Fact-checking Donald Trump and occasionally asking Kamala Harris a question or two. It seems that in today’s media landscape, truth-telling has become the fastest route to unemployment.
It all started innocently enough. Muir and Davis, tasked with moderating the debate between Trump and Harris, decided that this time, they’d do something a little different. Instead of nodding politely while the candidates spewed half-truths, outright lies, and questionable anecdotes about Springfield, Ohio’s pet situation, the moderators took it upon themselves to fact-check the candidates—in real-time.
Bold move, right? Apparently too bold.
Throughout the 90-minute spectacle, Trump, as expected, hit the stage with his usual flair for storytelling. Whether he was waxing poetic about Democrats “executing babies after birth” or describing how migrants were allegedly turning America’s pets into a buffet, Trump’s performance was, shall we say, creatively untethered to reality.

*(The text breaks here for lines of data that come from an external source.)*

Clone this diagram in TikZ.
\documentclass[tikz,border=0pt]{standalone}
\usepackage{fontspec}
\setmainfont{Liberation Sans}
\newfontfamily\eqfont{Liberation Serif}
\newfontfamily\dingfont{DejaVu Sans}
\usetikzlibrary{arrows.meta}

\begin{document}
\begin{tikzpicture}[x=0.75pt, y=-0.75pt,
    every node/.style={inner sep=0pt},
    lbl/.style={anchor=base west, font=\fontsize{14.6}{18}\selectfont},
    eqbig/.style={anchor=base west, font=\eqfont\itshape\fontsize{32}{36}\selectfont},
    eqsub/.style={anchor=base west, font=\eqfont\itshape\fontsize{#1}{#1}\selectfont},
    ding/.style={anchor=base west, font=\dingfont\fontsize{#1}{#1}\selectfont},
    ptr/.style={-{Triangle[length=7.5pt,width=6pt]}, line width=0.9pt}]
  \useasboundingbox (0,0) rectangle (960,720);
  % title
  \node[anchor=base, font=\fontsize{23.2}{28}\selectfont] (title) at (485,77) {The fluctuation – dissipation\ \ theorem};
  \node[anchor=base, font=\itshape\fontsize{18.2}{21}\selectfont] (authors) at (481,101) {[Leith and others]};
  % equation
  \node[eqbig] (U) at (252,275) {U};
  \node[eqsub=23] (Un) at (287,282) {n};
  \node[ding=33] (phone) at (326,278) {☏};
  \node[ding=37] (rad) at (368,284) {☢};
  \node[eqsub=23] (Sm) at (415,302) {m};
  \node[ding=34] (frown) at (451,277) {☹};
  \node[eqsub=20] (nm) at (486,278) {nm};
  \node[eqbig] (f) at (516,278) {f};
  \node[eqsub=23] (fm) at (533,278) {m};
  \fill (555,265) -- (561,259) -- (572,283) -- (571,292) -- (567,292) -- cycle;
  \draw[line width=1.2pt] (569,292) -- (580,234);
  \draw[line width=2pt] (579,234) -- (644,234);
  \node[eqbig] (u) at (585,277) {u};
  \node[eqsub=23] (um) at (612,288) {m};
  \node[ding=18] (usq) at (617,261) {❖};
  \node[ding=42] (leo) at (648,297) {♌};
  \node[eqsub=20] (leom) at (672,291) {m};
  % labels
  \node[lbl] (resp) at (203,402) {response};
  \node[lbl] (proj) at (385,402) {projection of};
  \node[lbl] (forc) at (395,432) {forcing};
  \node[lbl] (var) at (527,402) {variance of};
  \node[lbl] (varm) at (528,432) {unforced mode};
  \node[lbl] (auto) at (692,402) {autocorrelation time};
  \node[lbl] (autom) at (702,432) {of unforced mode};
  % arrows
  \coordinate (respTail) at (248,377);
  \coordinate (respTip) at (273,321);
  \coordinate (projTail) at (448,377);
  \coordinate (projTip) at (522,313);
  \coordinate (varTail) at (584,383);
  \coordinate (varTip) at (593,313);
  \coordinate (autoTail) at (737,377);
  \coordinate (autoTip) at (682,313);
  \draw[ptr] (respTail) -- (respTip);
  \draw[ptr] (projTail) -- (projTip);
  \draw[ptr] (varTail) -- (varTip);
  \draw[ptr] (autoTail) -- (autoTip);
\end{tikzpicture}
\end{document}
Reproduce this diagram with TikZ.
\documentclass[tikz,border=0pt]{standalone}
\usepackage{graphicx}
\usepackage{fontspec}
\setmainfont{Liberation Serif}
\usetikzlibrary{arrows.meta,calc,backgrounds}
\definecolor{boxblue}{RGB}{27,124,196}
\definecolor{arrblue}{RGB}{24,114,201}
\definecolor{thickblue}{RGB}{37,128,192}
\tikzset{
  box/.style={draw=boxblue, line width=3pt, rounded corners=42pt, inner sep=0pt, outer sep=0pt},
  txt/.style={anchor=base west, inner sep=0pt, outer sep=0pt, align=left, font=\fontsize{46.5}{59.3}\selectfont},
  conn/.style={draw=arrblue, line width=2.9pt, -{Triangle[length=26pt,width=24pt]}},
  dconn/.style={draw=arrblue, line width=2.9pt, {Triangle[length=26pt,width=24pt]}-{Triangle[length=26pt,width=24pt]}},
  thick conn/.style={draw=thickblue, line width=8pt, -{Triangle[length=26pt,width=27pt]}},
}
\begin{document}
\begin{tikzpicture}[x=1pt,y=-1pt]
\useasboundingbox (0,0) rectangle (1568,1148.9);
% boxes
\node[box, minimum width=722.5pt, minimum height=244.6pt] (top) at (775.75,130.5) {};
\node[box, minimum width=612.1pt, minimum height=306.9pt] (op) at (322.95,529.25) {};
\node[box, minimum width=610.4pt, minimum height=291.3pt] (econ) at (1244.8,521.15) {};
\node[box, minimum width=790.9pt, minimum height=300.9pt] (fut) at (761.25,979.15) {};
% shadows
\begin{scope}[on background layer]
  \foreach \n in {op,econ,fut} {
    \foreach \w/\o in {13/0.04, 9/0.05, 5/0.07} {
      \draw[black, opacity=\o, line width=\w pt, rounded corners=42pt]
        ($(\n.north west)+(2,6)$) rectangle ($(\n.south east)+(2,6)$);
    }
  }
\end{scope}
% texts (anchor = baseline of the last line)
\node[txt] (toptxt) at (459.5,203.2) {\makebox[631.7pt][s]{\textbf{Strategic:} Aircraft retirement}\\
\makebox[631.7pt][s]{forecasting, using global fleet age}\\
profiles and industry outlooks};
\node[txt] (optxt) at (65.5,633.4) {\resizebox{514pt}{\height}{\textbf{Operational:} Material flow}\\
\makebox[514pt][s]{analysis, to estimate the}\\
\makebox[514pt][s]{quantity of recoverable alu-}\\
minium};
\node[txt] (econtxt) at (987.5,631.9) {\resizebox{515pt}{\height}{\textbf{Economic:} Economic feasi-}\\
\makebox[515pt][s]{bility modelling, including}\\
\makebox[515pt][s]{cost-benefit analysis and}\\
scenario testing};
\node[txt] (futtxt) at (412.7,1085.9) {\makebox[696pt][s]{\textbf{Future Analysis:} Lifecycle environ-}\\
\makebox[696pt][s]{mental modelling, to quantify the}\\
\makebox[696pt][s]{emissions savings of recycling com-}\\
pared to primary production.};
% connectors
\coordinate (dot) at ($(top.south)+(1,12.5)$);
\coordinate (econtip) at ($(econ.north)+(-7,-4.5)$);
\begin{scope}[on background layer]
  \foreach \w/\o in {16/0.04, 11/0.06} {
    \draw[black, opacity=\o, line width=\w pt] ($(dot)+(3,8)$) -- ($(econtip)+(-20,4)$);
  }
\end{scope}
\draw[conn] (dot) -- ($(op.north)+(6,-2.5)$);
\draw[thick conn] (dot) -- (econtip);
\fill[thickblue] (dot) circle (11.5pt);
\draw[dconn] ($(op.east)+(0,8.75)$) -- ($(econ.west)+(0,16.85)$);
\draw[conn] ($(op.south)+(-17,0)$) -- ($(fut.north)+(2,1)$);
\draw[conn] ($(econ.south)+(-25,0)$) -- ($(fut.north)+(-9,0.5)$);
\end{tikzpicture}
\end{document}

Muir, in a moment that will surely go down in fact-checking history, stopped the debate dead in its tracks to inform viewers that no, there was no state in the U.S. where post-birth baby executions are legal. And no, Springfield’s immigrant community is not engaged in a clandestine culinary war on household pets. To the reasonable viewer, these clarifications might seem helpful—necessary, even.